I am not sure if I ever posted this here. This was the first AC vid I made, right after the end of season one. I went looking for vids that weren’t just focused on Peggy alone, or on a particular ship, but I couldn’t find anything, so I decided to make one!
I always meant to remaster it properly with DVD footage but never got around to it.
Today is the 2nd anniversary of Agent Carter’s premiere, so it seemed like a good day to repost it! Here, have some season one feels.

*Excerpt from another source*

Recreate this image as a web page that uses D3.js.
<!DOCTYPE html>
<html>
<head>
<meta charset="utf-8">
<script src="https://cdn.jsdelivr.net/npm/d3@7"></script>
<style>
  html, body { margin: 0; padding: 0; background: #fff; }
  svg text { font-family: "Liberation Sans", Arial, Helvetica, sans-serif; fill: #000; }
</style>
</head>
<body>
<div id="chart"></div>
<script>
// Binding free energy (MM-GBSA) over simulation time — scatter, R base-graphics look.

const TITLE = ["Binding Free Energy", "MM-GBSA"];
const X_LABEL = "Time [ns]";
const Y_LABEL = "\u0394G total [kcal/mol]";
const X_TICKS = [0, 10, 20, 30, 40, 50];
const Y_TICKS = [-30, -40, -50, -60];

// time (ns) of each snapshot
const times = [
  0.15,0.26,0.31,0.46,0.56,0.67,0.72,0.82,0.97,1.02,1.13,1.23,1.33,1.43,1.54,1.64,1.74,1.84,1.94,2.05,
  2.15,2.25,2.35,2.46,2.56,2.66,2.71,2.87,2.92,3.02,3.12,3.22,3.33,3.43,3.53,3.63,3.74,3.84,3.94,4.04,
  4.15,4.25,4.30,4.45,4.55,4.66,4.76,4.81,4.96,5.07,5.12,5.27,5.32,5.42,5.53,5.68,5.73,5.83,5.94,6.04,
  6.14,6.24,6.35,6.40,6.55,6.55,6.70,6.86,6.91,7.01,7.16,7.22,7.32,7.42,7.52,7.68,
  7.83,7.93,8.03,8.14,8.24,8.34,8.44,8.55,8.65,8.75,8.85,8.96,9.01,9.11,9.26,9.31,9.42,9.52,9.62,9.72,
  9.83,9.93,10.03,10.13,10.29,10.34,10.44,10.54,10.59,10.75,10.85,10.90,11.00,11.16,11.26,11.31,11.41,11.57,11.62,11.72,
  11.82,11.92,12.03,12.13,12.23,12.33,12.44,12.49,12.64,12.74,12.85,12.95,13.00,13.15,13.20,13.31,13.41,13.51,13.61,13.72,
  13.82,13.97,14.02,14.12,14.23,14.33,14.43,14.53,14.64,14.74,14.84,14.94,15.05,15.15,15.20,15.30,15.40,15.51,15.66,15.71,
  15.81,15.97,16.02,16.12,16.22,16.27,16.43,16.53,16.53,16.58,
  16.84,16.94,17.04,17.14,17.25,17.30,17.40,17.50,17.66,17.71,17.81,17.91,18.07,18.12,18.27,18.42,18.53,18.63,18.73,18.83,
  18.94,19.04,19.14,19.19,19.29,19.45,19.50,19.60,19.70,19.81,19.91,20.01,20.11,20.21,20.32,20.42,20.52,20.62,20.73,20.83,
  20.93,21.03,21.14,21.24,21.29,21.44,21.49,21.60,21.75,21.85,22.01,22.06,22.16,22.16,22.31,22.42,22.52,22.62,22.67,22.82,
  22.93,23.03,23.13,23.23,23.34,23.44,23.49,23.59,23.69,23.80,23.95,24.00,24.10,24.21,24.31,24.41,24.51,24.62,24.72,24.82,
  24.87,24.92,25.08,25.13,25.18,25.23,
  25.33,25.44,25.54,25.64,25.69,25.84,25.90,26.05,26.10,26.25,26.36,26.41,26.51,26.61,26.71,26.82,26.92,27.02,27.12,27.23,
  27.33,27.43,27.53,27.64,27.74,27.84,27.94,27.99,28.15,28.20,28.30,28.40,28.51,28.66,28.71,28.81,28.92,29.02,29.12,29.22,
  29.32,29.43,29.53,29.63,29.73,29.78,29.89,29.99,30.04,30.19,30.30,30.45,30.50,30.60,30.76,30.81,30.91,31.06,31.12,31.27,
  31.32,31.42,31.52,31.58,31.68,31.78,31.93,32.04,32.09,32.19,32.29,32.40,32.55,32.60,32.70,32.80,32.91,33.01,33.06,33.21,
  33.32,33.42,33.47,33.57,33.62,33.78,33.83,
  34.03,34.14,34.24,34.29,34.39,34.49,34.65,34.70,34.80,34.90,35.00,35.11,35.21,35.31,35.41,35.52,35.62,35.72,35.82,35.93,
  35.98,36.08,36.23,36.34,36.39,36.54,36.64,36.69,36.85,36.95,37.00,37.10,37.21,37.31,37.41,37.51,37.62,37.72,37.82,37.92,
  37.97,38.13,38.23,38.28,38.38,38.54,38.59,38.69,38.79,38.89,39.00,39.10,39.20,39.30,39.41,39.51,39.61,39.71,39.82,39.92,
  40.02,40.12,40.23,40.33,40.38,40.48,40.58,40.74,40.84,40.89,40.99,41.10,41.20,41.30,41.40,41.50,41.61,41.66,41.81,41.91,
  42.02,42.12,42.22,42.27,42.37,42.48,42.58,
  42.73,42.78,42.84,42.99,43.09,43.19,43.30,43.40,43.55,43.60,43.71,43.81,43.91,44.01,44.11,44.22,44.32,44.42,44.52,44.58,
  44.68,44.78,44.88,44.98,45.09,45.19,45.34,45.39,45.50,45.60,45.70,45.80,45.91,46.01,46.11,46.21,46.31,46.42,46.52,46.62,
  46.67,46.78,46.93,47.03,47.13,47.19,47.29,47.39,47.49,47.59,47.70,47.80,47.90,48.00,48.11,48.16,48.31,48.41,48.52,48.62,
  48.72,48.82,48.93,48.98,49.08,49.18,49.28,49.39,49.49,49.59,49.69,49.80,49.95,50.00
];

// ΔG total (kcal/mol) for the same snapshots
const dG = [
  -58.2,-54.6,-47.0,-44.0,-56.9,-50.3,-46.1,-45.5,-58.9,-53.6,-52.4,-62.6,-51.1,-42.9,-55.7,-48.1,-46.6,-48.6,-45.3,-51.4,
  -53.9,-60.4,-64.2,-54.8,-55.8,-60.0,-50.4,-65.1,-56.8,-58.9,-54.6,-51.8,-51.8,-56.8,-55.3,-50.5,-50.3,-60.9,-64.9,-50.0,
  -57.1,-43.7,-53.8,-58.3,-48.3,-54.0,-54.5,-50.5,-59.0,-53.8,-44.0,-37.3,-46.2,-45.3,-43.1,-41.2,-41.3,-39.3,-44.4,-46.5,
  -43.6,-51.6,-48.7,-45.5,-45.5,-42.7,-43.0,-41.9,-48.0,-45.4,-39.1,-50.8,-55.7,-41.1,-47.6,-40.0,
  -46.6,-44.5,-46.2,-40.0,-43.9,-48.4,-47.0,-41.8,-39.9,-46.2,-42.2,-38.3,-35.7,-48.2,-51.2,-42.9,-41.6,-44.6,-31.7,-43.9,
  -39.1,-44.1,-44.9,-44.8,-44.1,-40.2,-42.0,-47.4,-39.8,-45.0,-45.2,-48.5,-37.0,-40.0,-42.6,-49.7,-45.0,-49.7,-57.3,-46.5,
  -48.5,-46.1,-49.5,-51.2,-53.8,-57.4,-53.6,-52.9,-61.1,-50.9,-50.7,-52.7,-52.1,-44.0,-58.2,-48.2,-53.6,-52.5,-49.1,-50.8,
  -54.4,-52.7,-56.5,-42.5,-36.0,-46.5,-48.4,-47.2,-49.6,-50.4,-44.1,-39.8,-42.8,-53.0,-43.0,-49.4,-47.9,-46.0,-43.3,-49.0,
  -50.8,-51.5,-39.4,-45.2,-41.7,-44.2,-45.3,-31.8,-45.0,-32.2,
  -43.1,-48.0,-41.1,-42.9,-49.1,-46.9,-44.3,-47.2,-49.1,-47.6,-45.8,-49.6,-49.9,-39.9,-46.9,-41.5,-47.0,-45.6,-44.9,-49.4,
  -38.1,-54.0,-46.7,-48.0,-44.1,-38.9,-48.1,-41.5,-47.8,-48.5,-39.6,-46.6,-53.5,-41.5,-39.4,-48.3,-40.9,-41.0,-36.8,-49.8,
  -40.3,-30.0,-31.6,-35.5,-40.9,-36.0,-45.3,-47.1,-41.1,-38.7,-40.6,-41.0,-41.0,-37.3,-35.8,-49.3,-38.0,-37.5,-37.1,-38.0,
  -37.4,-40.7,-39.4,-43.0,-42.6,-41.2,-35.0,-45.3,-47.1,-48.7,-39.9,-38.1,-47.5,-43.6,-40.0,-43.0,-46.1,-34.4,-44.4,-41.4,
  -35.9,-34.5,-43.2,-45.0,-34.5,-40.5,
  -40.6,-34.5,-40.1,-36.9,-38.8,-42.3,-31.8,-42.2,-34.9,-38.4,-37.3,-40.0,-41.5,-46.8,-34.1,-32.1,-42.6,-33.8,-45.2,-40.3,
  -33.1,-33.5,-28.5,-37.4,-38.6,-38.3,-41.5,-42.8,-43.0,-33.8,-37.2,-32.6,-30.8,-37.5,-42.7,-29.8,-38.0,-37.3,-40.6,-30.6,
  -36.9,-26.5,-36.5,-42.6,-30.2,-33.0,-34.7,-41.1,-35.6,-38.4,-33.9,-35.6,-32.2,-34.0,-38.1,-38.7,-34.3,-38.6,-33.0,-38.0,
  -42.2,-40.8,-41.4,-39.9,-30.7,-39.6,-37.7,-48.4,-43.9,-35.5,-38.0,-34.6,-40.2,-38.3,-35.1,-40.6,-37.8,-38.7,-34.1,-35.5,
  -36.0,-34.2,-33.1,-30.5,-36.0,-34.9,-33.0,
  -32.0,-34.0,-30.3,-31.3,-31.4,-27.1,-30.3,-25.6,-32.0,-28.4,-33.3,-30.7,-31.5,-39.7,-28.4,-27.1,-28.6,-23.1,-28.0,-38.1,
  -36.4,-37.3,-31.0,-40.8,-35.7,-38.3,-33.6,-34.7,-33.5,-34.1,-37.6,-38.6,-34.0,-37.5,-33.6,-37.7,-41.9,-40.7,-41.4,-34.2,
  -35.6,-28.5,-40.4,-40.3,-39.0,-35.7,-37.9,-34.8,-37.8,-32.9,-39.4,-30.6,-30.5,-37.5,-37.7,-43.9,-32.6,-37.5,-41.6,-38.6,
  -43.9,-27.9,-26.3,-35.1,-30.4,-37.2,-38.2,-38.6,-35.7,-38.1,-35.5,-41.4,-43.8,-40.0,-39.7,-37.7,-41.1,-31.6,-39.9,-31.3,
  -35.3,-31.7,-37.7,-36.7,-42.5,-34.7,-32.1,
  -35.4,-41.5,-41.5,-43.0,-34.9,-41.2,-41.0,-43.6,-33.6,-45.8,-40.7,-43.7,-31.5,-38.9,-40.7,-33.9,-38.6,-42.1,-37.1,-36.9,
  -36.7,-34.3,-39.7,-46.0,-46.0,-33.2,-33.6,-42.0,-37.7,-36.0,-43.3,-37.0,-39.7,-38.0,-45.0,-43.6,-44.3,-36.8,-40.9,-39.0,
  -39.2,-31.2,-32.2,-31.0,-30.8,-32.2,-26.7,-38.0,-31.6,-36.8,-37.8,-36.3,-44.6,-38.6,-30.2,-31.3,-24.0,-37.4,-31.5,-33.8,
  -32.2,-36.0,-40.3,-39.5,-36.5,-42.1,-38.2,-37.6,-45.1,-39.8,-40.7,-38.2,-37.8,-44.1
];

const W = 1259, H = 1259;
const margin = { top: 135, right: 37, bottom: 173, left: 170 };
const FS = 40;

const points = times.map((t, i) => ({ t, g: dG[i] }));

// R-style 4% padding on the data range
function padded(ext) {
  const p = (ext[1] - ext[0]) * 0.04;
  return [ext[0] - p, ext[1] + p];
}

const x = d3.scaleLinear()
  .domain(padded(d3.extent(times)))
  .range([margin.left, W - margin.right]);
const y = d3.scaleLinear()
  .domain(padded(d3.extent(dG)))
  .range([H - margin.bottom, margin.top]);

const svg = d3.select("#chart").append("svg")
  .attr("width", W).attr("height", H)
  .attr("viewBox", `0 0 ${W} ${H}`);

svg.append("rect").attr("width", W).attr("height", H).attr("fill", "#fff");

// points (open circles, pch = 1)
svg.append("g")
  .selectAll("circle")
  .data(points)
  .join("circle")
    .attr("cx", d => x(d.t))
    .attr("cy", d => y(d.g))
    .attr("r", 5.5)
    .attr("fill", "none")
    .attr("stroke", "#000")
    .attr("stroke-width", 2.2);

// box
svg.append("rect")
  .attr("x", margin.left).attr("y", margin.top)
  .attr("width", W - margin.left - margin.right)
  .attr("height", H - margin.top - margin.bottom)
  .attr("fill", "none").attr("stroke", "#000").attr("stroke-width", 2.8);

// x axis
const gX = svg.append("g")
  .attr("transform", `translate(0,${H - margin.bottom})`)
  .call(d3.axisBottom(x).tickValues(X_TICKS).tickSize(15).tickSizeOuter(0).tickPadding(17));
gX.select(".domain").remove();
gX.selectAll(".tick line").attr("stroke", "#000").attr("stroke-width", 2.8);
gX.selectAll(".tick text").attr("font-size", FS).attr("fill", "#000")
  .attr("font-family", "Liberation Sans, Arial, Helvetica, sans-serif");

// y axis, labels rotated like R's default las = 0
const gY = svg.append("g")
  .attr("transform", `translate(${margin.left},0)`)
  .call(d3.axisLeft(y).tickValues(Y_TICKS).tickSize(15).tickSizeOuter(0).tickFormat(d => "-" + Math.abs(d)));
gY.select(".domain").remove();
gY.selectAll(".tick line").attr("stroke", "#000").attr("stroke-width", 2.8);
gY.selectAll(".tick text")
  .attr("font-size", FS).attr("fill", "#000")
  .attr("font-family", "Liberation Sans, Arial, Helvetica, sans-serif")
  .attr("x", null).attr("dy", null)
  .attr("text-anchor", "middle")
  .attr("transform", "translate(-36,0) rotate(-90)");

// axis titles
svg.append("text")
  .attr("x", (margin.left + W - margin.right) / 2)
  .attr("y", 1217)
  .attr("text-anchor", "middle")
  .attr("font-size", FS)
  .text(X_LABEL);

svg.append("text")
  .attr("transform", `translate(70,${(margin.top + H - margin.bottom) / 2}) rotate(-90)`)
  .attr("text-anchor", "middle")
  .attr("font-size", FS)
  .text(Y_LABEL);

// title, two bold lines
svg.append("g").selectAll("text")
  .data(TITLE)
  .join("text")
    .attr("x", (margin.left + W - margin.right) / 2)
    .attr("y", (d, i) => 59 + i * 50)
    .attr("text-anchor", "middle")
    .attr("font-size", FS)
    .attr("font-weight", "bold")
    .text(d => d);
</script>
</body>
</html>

Betrayal as a theme in Agent Carter Season 1 and Season 2
It’s no surprise to regular follows of this blog that I LOVE SPY NONSENSE. I love it because at the heart, it’s really about trust and our difficulties as humans giving our trust to others. Everyone has trusted someone they shouldn’t, or longed to do so, which makes it incredibly easy to relate to. Trust, once given, isn’t very dramatic without the most disastrous potential outcome: betrayal.
It’s no wonder betrayal features as a very important theme even among our heroes in Agent Carter.
Peggy knows very well when she takes up the case in Howard’s defense in season 1 that it’s a betrayal of the SSR. She even refers to it as treason.
It’s no wonder, then, that everything is so fraught during the interrogation scene, which I’ve written about before. Most of the audience on that scene focuses on Peggy’s frustration: she’s been ignored professional and now that they have evidence against her, they’ve just gone and arrested her and started interrogating her without listening to anything she has to say. Its more of the same for her, the culmination of all her frustrations through out the whole season.
For the men, all they see is the betrayal. They have different opinions of Peggy between them, but what they know is that one of their own has been killed, and she has been working against them. It’s not unexpected for a spy but it’s still a dastardly act, and they all get over it in a different way.
Dooley is busy getting his brain scrambled by Fenhoff, but he more or less accepts Peggy back to status quo after Daniel supports her and her intel proves good. He doesn’t live long enough to do much other than ask her to avenge him, but at least he recognizes her skills before the end.
Daniel initially is very hurt. It’s not just his coworker who betrayed him, but his (only?) friend. All his other relationships within the SSR are difficult: the other men tease him, Dooley tries to push him off. Peggy is the one person who treats him like a person. Which is a very good reason to be angry with her during interrogation. Even his supposedly sexist accusation that she’s sleeping with Howard can have a non-sexist interpretation: what could make her turn on him and their relationship, other than a deeper relationship with another person? He knows she’s not a political traitor.
He ends up moving past it both because he leans heavily on the facts (Peggy’s intel on Leviathan otherwise proves her story) and because he inadvertently betrays his coworkers too. His exposure to Midnight Oil causes him to attack first Jack and then Peggy; when he wakes his first real reaction is horror at having hit her. He didn’t mean to betray them and it isn’t his fault, but the feeling of being swept along into doing something terrible to someone inadvertently must be pretty clear for him.
Jack in comparison takes the very worst lesson from all of this. Not only does he expect Daniel to turn on him at Fenhoff’s command, but he views Peggy’s betrayal of their budding relationships through his own self-centered lens. From his point of view, betraying the SSR for Howard’s sake must look very much like currying favor with the rich and famous. He also knows Peggy isn’t a political traitor and he has little knowledge or interest in the Peggy/Howard relationship if it isn’t sexual. Why be friends with someone if not to get a leg up?
His betrayal comes at the end when he takes the credit instead of recognizing the contributions of both Daniel and Peggy--but I think he thinks it’s okay because it’s what Peggy did. His behavior, while motivated by self interest, is also validated by his view of what just happened. Why should Peggy be the only one who gets favors out of that whole mess?
Season 2 has less circling around the theme of betrayal, mostly coming through with the continuation of Jack’s arc.
Why shouldn’t Jack work with Vernon? It gets him into the Arena Club. Everything he says to Peggy to persuade her from continuing on the case is based around angering powerful people. He thinks they speak the same language, but they don’t. Peggy doesn’t care if she might get hurt bringing down the powerful Council of Nine. Jack probably thinks this is because of Howard. She’s staying in his mansion, after all. She already has Friends.
Jack ultimately betrays everyone in S2 more or less at the same time. Peggy is discarded right along with Vernon, because he’s decided to do what is Right, and he is the only one who knows that is right then. It’s no more than Peggy did in S1, after all, betraying their agency because Howard was in the right. Jack uses Peggy’s actions in S1 to help support the actions he wanted to take anyway. It doesn’t work out, and he joins up with the rest of the group because he does still want to take Whitney down.
Does Jack learn his lesson? He gives Peggy the pin key, but probably not, since he is shot in possession of the M. Carter file. Why did he keep it? Why not give it to her to destroy or investigate?
P.S. I went through too many posts and tagged all my haphazard Agent Carter with the tag #meta carter.